From the entries below, gather each line containing the word "this".

Source code of charts
------------------------------------------------

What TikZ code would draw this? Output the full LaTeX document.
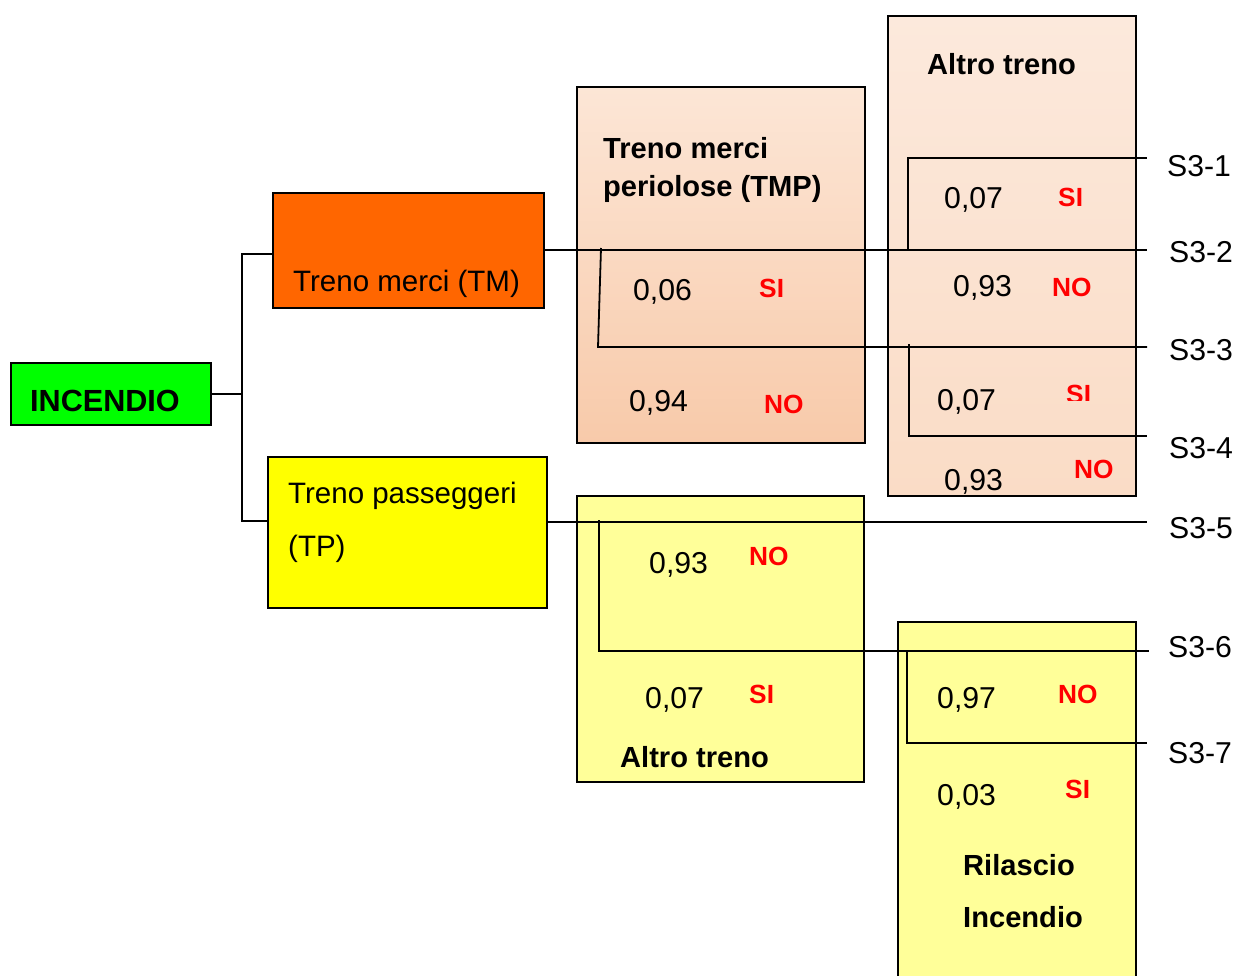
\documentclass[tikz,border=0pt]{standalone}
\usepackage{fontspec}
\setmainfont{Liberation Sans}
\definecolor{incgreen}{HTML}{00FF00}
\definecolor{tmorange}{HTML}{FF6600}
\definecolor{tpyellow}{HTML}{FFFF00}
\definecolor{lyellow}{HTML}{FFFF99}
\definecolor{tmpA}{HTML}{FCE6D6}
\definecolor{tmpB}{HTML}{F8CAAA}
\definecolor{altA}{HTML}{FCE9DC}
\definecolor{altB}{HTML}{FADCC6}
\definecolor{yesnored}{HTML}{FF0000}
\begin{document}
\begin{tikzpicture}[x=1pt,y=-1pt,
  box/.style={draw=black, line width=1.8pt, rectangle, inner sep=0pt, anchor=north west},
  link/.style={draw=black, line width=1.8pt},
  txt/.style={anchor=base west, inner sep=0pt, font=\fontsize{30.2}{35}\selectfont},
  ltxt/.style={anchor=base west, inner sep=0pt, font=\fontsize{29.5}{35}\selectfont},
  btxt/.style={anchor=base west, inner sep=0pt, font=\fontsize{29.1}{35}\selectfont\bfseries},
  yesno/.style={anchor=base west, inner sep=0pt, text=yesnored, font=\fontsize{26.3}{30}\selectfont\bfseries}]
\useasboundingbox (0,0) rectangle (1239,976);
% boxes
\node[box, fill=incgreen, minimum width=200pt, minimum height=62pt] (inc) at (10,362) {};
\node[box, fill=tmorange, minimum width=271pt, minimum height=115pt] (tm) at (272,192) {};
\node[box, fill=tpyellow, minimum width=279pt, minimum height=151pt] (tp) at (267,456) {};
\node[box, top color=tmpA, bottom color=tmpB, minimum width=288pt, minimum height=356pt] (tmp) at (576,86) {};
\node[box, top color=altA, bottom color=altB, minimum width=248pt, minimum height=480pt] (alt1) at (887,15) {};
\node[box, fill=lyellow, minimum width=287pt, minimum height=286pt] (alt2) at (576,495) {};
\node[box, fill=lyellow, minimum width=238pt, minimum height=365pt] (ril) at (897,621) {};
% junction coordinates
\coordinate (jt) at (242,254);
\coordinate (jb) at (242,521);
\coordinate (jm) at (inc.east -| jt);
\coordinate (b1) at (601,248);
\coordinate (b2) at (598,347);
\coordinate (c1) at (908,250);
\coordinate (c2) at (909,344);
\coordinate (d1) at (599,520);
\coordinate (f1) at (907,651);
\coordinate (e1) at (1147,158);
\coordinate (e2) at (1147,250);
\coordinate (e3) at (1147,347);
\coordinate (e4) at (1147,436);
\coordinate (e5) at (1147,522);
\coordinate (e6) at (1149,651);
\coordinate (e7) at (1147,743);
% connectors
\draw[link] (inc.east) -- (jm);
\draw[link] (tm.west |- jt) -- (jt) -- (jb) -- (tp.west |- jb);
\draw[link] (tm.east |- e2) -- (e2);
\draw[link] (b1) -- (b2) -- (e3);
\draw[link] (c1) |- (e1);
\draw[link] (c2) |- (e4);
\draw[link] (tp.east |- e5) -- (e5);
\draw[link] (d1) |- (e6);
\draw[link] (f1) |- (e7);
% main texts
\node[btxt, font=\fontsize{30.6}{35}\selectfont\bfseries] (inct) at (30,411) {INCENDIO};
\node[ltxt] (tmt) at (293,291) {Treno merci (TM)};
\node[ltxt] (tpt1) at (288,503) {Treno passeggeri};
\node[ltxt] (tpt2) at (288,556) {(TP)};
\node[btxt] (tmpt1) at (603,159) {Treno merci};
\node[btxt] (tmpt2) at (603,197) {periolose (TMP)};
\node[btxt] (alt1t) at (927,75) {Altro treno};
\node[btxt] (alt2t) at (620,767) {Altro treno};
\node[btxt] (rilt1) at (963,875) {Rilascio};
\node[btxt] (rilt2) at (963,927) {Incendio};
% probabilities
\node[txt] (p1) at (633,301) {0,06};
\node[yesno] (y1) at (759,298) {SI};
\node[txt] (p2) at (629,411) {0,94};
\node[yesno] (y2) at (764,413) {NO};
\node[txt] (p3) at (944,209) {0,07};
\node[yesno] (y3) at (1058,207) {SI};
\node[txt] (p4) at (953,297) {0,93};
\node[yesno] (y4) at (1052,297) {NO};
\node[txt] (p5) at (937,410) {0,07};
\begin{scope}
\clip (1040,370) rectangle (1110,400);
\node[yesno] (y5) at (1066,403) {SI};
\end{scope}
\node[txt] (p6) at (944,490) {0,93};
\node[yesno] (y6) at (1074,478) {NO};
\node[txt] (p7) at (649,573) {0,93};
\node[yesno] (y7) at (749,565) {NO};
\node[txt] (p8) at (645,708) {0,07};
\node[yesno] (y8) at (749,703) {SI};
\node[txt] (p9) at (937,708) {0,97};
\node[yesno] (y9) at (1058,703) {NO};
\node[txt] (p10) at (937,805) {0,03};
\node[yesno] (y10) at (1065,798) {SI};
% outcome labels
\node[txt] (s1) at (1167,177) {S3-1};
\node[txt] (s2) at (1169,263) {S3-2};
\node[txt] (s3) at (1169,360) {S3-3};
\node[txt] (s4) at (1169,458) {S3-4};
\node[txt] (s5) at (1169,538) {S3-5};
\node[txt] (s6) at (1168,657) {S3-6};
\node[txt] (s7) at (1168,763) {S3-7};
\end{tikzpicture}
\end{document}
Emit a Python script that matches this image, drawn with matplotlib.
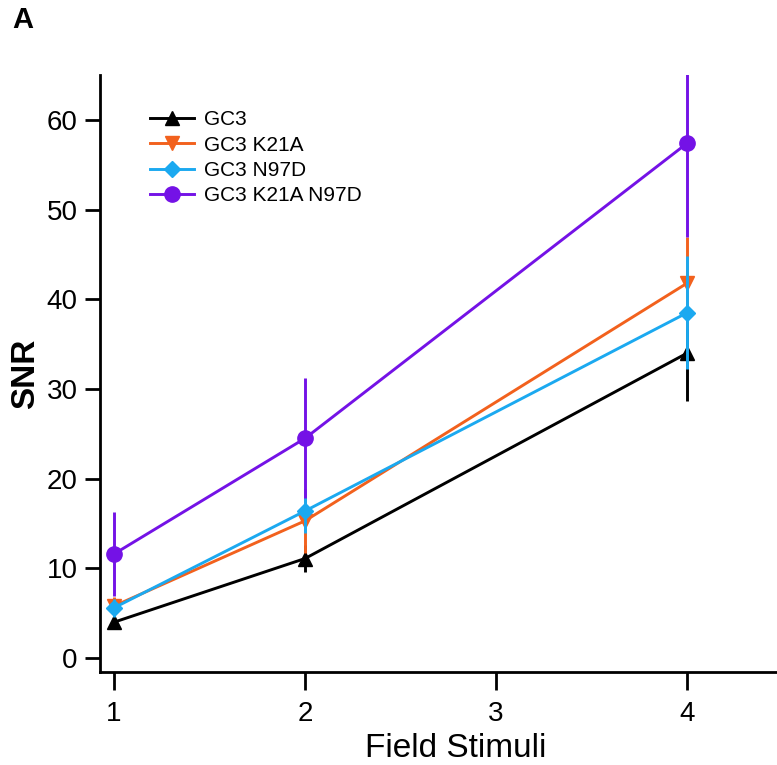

------------------------------------------------

» Solution to the problem
What TikZ code would draw this? Output the full LaTeX document.
Emit a Python script that matches this image, drawn with matplotlib.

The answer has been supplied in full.